“Zen does not confuse spirituality with thinking about God while peeling potatoes. Zen spirituality is just to peel the potatoes.”
Alan Watts
A few days ago, I peeled potatoes...well, actually, I took photographs. So why the quote? Because for me, making photos is a bit like peeling potatoes for a Zen master. I can do it for hours, living in the immediate moment, just being.
The photos here are all from Lorne, a beautiful little town along Victoria’s famous Great Ocean Road. I’ve been to Lorne many times, and I love it still, despite the heavy tourism and the development. On this trip, I decided to focus on taking photos and so spent some time researching the internet looking for inspiration. I found it in a photograph taken by Josh Beams from Teddy’s Lookout.
Josh’s photo is rather brilliant, not least because he managed to catch the Aurora Australis, but also because it was a artful composition and also technically proficient. So I went along to make my own version of this photograph. I arrived at 7:30 in the evening in preparation for the setting sun, and found myself still there are 10:30, just standing and watching the cars pass along the road, revelling in the sky’s gloaming and the stars appearing one by one, chilled by the ocean breeze push through my jacket.
Peeling potatoes.
In the time that I was there, more than a dozen visitors stopped by, most for no more than a minute or two, just enough to snap some shots before rushing off to wherever they were rushing off to. I met a nice German couple, who asked where they could see koalas in the wild (Cape Otway) and a Sunbury resident, who asked whether I was a professional photographer (Not even close). And I felt more permanent and more grounded for all the foot traffic.

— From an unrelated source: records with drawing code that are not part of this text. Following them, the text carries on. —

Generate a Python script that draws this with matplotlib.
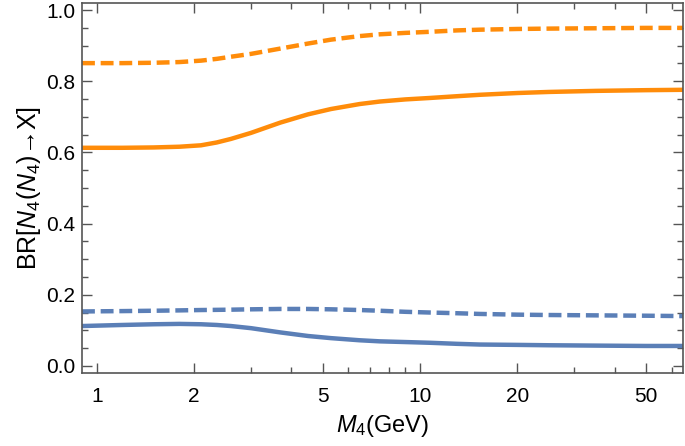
import matplotlib
matplotlib.use("Agg")
import matplotlib.pyplot as plt
from matplotlib.ticker import FixedLocator, NullFormatter, FixedFormatter, MultipleLocator

# values
mass = [0.9, 1.2, 1.5, 1.8, 2.1, 2.35, 2.6, 3.0, 3.7, 4.5, 5.3, 6.5, 7.5, 9, 10.7,
        13, 15.3, 20, 25, 35, 50, 65]
orange_dashed = [0.851, 0.851, 0.852, 0.854, 0.858, 0.863, 0.869, 0.877, 0.892, 0.906,
                 0.917, 0.927, 0.932, 0.936, 0.939, 0.943, 0.945, 0.947, 0.948,
                 0.949, 0.950, 0.950]
orange_solid = [0.613, 0.613, 0.614, 0.616, 0.620, 0.628, 0.638, 0.655, 0.684, 0.707,
                0.722, 0.736, 0.743, 0.749, 0.753, 0.758, 0.762, 0.767, 0.770,
                0.773, 0.775, 0.776]
blue_dashed = [0.153, 0.154, 0.155, 0.156, 0.157, 0.1575, 0.158, 0.159, 0.160, 0.160,
               0.159, 0.157, 0.155, 0.152, 0.150, 0.148, 0.146, 0.144, 0.143,
               0.142, 0.141, 0.140]
blue_solid = [0.112, 0.115, 0.117, 0.118, 0.117, 0.115, 0.112, 0.106, 0.094, 0.084,
              0.078, 0.072, 0.069, 0.067, 0.065, 0.062, 0.060, 0.059, 0.058,
              0.057, 0.056, 0.056]

x_major = [1, 2, 5, 10, 20, 50]
x_labels = ["1", "2", "5", "10", "20", "50"]
x_minor = [3, 4, 6, 7, 8, 9, 30, 40, 60]

ORANGE = "#FF8C0A"
BLUE = "#5B7FB7"
FRAME = "#555555"

plt.rcParams["font.family"] = ["Liberation Sans", "DejaVu Sans"]
plt.rcParams["mathtext.fontset"] = "custom"
plt.rcParams["mathtext.it"] = "Liberation Sans:italic"
plt.rcParams["mathtext.rm"] = "Liberation Sans"

fig = plt.figure(figsize=(6.85, 4.46), dpi=100)
ax = fig.add_axes([82 / 685, 73 / 446, 601 / 685, 370 / 446])

lw = 3.2
ax.plot(mass, orange_dashed, color=ORANGE, lw=lw, dashes=(2.9, 1.3))
ax.plot(mass, orange_solid, color=ORANGE, lw=lw)
ax.plot(mass, blue_dashed, color=BLUE, lw=lw, dashes=(2.9, 1.3))
ax.plot(mass, blue_solid, color=BLUE, lw=lw)

ax.set_xscale("log")
ax.set_xlim(0.9, 65)
ax.set_ylim(-0.02, 1.02)

ax.xaxis.set_major_locator(FixedLocator(x_major))
ax.xaxis.set_major_formatter(FixedFormatter(x_labels))
ax.xaxis.set_minor_locator(FixedLocator(x_minor))
ax.xaxis.set_minor_formatter(NullFormatter())
ax.yaxis.set_major_locator(MultipleLocator(0.2))
ax.yaxis.set_minor_locator(MultipleLocator(0.05))
ax.yaxis.set_major_formatter(matplotlib.ticker.FormatStrFormatter("%.1f"))

ax.tick_params(which="both", direction="in", top=True, right=True,
               color=FRAME, width=1.0, labelsize=15, labelcolor="black")
ax.tick_params(axis="x", which="major", length=7, pad=10)
ax.tick_params(axis="y", which="major", length=7, pad=5)
ax.tick_params(which="minor", length=4)
for s in ax.spines.values():
    s.set_color(FRAME)
    s.set_linewidth(1.2)

ax.set_xlabel(r"$M_4$(GeV)", fontsize=17, labelpad=5)
ax.set_ylabel("BR[$N_4$($N_4$)→X]", fontsize=18, labelpad=2)

fig.savefig("out.png", dpi=100)
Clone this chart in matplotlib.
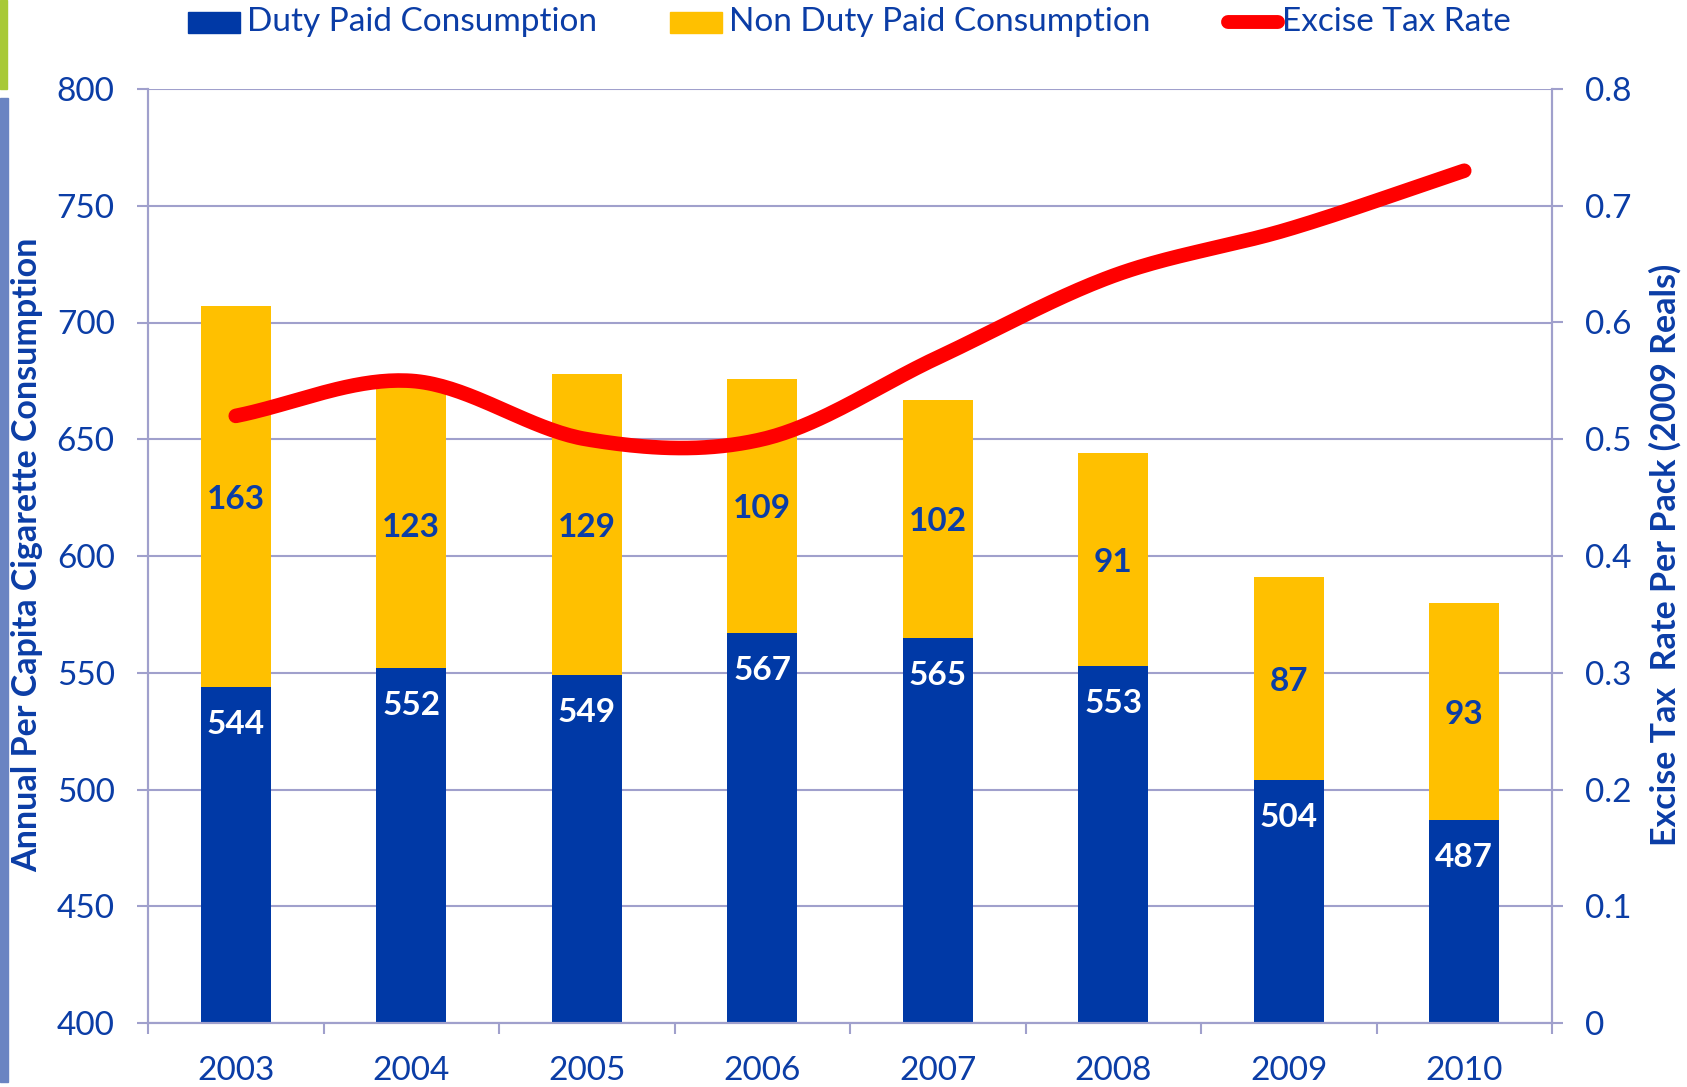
import numpy as np
import matplotlib
matplotlib.use("Agg")
import matplotlib.pyplot as plt
from matplotlib.patches import Rectangle
from matplotlib.lines import Line2D

years = ["2003", "2004", "2005", "2006", "2007", "2008", "2009", "2010"]
duty_paid = [544, 552, 549, 567, 565, 553, 504, 487]
non_duty_paid = [163, 123, 129, 109, 102, 91, 87, 93]
excise_rate = [0.52, 0.55, 0.50, 0.50, 0.57, 0.64, 0.68, 0.73]

BLUE = "#0039A6"
GOLD = "#FFC000"
RED = "#FF0000"
TXT = "#0B3DA6"
GRID = "#A0A0CC"
FONT = ["Lato", "DejaVu Sans"]

plt.rcParams["font.family"] = FONT

W, H = 1687, 1087
fig = plt.figure(figsize=(W / 100, H / 100), dpi=100)
ax = fig.add_axes([148 / W, 1 - 1023 / H, (1552 - 148) / W, (1023 - 89) / H])
ax2 = ax.twinx()

x = np.arange(len(years))
bw = 0.4
ax.bar(x, duty_paid, width=bw, color=BLUE, bottom=0, zorder=2)
ax.bar(x, non_duty_paid, width=bw, bottom=duty_paid, color=GOLD, zorder=2)
ax.set_ylim(400, 800)
ax.set_xlim(-0.5, len(years) - 0.5)

for xi, d, n in zip(x, duty_paid, non_duty_paid):
    ax.annotate(str(d), (xi, d), xytext=(0, -27), textcoords="offset points",
                ha="center", va="center", color="white", fontsize=24,
                fontweight="bold", zorder=5)
    ax.annotate(str(n), (xi, d + n / 2), xytext=(0, -2), textcoords="offset points",
                ha="center", va="center", color=TXT,
                fontsize=24, fontweight="bold", zorder=5)

# smoothed line (Catmull-Rom through data points)
pts = np.column_stack([x, excise_rate]).astype(float)
ext = np.vstack([pts[0] - (pts[1] - pts[0]), pts, pts[-1] + (pts[-1] - pts[-2])])
curve = []
for i in range(1, len(ext) - 2):
    p0, p1, p2, p3 = ext[i - 1], ext[i], ext[i + 1], ext[i + 2]
    for t in np.linspace(0, 1, 40, endpoint=False):
        t2, t3 = t * t, t * t * t
        c = 0.5 * ((2 * p1) + (-p0 + p2) * t + (2 * p0 - 5 * p1 + 4 * p2 - p3) * t2
                   + (-p0 + 3 * p1 - 3 * p2 + p3) * t3)
        curve.append(c)
curve.append(pts[-1])
curve = np.array(curve)
ax2.plot(curve[:, 0], curve[:, 1], color=RED, lw=10.5, solid_capstyle="round",
         solid_joinstyle="round", zorder=4)
ax2.set_ylim(0, 0.8)
ax2.set_zorder(ax.get_zorder() + 1)
ax2.patch.set_visible(False)

# grid & spines
ax.set_yticks(np.arange(400, 801, 50))
ax.yaxis.grid(True, color=GRID, lw=1.5, zorder=0)
ax.set_axisbelow(True)
ax2.set_yticks(np.arange(0, 0.81, 0.1))
ax2.set_yticklabels(["0"] + [f"{v:.1f}" for v in np.arange(0.1, 0.81, 0.1)])
for a in (ax, ax2):
    for s in a.spines.values():
        s.set_color(GRID)
        s.set_linewidth(1.5)
    a.spines["top"].set_visible(False)
ax.set_xticks(x)
ax.set_xticklabels(years)
ax.set_xticks(np.arange(-0.5, len(years), 1.0), minor=True)
ax.tick_params(axis="x", which="major", length=0, pad=24, labelsize=24, labelcolor=TXT)
ax.tick_params(axis="x", which="minor", length=8, width=1.5, color=GRID)
ax.tick_params(axis="y", length=8, width=1.5, color=GRID, pad=16, labelsize=24, labelcolor=TXT)
ax2.tick_params(axis="y", length=8, width=1.5, color=GRID, pad=16, labelsize=24, labelcolor=TXT)

fig.text(27 / W, 1 - 555 / H, "Annual Per Capita Cigarette Consumption", rotation=90,
         ha="center", va="center", color=TXT, fontsize=24.5, fontweight="bold")
fig.text(1665 / W, 1 - 555 / H, "Excise Tax  Rate Per Pack (2009 Reals)", rotation=90,
         ha="center", va="center", color=TXT, fontsize=24.5, fontweight="bold")

# legend
ly = 1 - 22 / H
fig.patches.append(Rectangle((188 / W, 1 - 33 / H), 52 / W, 21 / H, color=BLUE,
                             transform=fig.transFigure, figure=fig))
fig.text(247 / W, ly, "Duty Paid Consumption", ha="left", va="center", color=TXT, fontsize=24)
fig.patches.append(Rectangle((670 / W, 1 - 33 / H), 52 / W, 21 / H, color=GOLD,
                             transform=fig.transFigure, figure=fig))
fig.text(729 / W, ly, "Non Duty Paid Consumption", ha="left", va="center", color=TXT, fontsize=24)
fig.lines.append(Line2D([1228 / W, 1278 / W], [ly, ly], color=RED, lw=10,
                        solid_capstyle="round", transform=fig.transFigure, figure=fig))
fig.text(1282 / W, ly, "Excise Tax Rate", ha="left", va="center", color=TXT, fontsize=24)

# left edge decorations
fig.patches.append(Rectangle((0, 1 - 89 / H), 7 / W, 89 / H, color="#A8C936",
                             transform=fig.transFigure, figure=fig))
fig.patches.append(Rectangle((0, 1 - 1082 / H), 8 / W, (1082 - 98) / H, color="#6A84C2",
                             transform=fig.transFigure, figure=fig))

fig.savefig("out.png", dpi=100)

It turns out that peeling potatoes might even beget creativity, because I framed my shots quite differently from Josh, attracted more to the serpentine road and the river that mimics it than to the sky. Eventually I turned my attention to the firmament though, making my way down into the valley that I had previously captured from above to see if I could get a glimpse of the spiral arm of the Milky Way.
The time slipped by. And now, all I have are peeled potatoes and a deep sense of stillness. Hooray for photography.